§ **Data shown**
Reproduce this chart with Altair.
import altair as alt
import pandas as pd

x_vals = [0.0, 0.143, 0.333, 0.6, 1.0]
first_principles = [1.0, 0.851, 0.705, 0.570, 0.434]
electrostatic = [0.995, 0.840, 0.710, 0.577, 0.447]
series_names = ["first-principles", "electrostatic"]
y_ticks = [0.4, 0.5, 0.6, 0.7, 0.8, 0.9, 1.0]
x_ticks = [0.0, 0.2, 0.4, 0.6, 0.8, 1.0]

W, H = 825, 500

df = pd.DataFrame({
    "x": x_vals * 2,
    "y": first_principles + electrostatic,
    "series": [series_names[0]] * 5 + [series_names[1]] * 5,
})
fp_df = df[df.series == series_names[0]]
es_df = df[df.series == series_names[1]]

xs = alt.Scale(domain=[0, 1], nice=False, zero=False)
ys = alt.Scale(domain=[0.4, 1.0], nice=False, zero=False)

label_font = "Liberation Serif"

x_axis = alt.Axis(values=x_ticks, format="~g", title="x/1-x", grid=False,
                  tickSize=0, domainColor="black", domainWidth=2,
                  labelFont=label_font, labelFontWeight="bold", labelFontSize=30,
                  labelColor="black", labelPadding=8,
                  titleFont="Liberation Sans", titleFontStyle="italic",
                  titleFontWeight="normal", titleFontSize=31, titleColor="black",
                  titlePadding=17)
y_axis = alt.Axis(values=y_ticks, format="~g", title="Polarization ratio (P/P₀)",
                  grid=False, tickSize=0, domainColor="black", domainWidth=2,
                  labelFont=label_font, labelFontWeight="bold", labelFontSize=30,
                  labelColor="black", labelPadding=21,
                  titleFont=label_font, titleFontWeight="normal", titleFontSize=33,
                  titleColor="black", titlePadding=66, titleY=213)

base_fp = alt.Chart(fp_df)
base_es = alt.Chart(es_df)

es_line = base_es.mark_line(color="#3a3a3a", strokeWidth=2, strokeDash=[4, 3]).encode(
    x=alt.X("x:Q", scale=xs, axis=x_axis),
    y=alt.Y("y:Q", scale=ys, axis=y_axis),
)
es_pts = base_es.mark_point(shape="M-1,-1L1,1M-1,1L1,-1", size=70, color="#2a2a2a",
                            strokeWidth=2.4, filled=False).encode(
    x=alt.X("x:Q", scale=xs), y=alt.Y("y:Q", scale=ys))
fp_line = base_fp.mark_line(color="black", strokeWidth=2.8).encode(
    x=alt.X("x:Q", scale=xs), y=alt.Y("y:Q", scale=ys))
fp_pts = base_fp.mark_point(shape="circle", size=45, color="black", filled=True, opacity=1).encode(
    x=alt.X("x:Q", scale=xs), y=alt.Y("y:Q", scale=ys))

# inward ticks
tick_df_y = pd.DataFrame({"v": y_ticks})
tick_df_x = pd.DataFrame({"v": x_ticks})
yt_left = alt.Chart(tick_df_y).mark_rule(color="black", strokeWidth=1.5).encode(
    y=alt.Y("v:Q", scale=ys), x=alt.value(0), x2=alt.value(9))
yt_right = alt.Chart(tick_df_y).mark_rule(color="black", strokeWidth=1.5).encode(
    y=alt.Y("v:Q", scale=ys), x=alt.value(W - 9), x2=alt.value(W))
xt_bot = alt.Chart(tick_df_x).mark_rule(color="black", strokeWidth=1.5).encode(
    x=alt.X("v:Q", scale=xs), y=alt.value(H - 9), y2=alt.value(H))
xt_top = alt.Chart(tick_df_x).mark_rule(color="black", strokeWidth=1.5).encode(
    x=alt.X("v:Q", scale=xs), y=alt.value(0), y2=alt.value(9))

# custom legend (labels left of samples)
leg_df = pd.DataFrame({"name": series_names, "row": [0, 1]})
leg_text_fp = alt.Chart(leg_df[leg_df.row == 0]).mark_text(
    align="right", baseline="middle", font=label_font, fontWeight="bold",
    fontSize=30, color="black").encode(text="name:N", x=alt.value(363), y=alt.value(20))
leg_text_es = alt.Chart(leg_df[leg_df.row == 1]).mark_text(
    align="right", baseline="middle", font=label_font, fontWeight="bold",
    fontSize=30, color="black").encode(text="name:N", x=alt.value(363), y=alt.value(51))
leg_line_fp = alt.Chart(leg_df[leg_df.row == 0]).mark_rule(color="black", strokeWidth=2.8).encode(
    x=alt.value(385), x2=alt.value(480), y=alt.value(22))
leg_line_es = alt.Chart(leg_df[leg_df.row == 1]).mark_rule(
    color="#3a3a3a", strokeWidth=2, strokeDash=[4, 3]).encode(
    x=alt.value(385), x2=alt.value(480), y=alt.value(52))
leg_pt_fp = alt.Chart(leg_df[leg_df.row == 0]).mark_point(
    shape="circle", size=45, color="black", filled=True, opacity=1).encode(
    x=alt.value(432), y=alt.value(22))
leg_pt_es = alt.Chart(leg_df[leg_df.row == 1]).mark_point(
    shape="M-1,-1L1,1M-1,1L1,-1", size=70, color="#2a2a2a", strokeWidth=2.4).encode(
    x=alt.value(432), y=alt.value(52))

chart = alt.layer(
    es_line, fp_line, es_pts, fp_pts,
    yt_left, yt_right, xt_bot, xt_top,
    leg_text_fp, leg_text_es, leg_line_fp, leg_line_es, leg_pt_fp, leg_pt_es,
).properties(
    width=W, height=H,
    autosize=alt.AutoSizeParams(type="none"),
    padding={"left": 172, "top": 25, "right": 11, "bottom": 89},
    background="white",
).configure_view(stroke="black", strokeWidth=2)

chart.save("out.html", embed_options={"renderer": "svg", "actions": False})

§ **Task instructions**
Only the lines from the opening of the material through the line with "W, H = 825, 500" should be echoed, exactly as written.

§ **Answer to this exercise**
Reproduce this chart with Altair.
import altair as alt
import pandas as pd

x_vals = [0.0, 0.143, 0.333, 0.6, 1.0]
first_principles = [1.0, 0.851, 0.705, 0.570, 0.434]
electrostatic = [0.995, 0.840, 0.710, 0.577, 0.447]
series_names = ["first-principles", "electrostatic"]
y_ticks = [0.4, 0.5, 0.6, 0.7, 0.8, 0.9, 1.0]
x_ticks = [0.0, 0.2, 0.4, 0.6, 0.8, 1.0]

W, H = 825, 500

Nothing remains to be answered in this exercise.